» **TASK REQUIREMENTS**
A precise retyping is required of every line from the one containing "Write a Python" down to the one containing "import matplotlib.pyplot as plt", both included, and of no other line.

» **AVAILABLE RECORDS**
┄┄┄┄┄┄┄┄┄┄┄┄┄┄┄┄┄┄┄┄

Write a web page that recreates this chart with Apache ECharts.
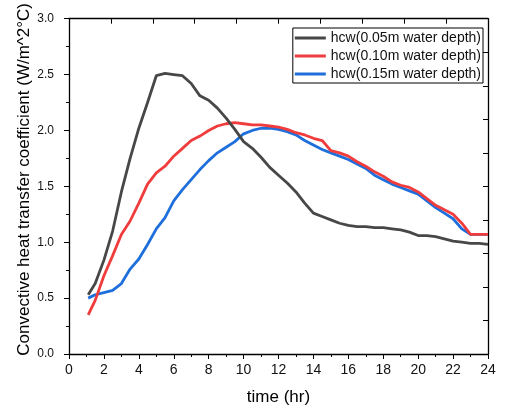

┄┄┄┄┄┄┄┄┄┄┄┄┄┄┄┄┄┄┄┄

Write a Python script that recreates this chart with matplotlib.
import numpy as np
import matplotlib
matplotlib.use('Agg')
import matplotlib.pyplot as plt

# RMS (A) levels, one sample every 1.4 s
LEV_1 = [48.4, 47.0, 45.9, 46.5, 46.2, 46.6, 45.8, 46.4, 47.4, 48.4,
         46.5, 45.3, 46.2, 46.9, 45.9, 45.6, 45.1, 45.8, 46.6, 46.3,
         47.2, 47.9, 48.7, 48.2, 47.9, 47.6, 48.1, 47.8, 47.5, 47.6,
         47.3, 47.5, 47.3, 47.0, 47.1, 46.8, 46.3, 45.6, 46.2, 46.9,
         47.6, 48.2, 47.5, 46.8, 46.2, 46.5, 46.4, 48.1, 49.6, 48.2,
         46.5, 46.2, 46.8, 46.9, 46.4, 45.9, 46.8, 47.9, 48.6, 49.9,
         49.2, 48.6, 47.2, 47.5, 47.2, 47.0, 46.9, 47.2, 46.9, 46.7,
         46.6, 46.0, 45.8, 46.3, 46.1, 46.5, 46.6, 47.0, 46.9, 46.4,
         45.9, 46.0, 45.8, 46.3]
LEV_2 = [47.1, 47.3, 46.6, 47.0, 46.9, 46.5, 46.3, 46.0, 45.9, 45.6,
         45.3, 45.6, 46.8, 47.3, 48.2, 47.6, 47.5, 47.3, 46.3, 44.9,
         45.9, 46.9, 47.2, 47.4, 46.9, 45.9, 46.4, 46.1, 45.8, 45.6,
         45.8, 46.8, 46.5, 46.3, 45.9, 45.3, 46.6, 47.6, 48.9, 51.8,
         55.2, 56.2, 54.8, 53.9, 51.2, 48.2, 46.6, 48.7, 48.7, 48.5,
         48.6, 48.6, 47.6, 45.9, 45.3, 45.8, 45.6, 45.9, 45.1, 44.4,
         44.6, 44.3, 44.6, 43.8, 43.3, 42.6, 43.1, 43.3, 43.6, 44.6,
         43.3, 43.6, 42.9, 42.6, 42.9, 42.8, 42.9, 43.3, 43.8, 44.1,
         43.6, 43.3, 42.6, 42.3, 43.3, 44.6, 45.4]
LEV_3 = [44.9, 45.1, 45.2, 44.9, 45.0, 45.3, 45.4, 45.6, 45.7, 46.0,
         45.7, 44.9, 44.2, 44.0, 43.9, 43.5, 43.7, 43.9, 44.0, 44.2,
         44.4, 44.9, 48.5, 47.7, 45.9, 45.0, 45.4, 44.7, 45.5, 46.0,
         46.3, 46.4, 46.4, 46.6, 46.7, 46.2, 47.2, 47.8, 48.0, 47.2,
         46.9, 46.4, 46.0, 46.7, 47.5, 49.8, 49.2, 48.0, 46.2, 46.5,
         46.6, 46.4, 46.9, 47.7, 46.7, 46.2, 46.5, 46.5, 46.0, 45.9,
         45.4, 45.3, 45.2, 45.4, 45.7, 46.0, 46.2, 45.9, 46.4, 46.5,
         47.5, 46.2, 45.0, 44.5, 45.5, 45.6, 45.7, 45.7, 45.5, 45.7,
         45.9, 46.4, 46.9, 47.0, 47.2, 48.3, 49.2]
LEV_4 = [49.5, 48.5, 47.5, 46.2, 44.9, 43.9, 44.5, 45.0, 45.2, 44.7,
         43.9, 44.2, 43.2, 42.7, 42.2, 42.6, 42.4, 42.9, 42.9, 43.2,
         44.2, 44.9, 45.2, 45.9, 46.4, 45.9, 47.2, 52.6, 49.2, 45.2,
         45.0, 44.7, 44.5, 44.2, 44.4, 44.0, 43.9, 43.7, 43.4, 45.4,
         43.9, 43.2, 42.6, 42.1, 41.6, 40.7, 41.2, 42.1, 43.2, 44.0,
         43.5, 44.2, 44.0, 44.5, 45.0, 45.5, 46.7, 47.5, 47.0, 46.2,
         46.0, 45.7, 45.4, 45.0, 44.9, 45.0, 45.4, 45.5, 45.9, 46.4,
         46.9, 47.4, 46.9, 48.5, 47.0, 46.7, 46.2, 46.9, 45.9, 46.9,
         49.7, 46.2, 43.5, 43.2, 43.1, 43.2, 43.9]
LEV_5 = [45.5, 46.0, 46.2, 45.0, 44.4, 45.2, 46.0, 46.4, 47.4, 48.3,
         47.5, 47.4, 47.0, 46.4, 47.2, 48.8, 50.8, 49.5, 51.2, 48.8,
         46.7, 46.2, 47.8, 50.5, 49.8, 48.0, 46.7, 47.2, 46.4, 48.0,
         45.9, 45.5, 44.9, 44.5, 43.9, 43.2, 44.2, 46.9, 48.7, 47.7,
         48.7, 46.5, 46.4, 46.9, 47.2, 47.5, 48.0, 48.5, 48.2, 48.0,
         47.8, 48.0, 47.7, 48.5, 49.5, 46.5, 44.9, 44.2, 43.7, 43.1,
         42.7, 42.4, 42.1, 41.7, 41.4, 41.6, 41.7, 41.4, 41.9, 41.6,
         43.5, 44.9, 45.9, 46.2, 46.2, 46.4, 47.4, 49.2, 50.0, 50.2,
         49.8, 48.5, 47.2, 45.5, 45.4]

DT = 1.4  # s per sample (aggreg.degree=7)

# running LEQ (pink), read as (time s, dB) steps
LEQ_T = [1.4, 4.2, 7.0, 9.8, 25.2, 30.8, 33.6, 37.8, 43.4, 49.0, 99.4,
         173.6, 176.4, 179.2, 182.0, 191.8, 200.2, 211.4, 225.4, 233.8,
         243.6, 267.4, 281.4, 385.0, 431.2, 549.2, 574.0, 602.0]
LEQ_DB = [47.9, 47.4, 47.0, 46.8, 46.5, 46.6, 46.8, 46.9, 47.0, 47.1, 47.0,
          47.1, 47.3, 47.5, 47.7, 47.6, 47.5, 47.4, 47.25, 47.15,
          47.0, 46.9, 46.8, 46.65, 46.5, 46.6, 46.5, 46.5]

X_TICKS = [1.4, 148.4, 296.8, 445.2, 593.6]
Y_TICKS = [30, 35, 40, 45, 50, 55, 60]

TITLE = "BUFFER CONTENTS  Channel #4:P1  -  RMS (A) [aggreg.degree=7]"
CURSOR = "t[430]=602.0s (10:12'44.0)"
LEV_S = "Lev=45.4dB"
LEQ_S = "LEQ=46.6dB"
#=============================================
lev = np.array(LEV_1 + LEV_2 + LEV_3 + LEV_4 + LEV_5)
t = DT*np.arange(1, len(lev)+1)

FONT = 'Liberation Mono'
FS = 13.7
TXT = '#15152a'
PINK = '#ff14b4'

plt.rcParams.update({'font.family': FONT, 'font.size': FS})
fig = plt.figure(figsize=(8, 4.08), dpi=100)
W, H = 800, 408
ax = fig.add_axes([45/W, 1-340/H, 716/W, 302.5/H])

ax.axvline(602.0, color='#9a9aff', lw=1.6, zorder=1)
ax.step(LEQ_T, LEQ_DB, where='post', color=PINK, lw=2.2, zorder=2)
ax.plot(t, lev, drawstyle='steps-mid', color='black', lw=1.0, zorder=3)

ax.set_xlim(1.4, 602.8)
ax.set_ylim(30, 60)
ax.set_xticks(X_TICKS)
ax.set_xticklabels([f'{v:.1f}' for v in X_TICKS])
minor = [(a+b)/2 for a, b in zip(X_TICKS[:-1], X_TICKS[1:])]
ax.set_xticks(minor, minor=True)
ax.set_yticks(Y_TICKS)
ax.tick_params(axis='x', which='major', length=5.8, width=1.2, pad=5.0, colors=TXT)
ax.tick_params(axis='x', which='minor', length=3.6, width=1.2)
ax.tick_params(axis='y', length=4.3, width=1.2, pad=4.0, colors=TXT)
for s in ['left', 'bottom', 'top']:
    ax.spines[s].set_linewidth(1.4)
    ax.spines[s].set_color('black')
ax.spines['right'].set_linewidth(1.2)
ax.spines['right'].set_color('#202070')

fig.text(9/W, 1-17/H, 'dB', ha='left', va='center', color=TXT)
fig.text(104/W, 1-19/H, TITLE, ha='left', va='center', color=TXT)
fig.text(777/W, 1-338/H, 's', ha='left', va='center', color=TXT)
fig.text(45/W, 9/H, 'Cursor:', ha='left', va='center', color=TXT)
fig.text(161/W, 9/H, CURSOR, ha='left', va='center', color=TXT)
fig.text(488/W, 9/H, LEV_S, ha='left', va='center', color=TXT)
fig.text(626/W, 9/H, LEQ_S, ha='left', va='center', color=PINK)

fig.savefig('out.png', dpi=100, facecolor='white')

┄┄┄┄┄┄┄┄┄┄┄┄┄┄┄┄┄┄┄┄

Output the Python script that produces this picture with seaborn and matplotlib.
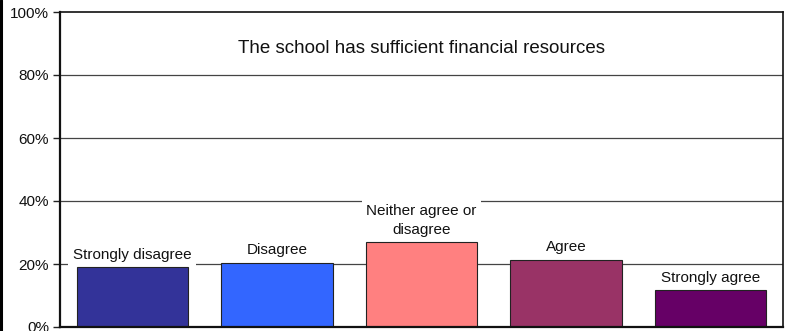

┄┄┄┄┄┄┄┄┄┄┄┄┄┄┄┄┄┄┄┄

» **SOLUTION TO THE PROBLEM**
Write a Python script that recreates this chart with matplotlib.
import numpy as np
import matplotlib
matplotlib.use('Agg')
import matplotlib.pyplot as plt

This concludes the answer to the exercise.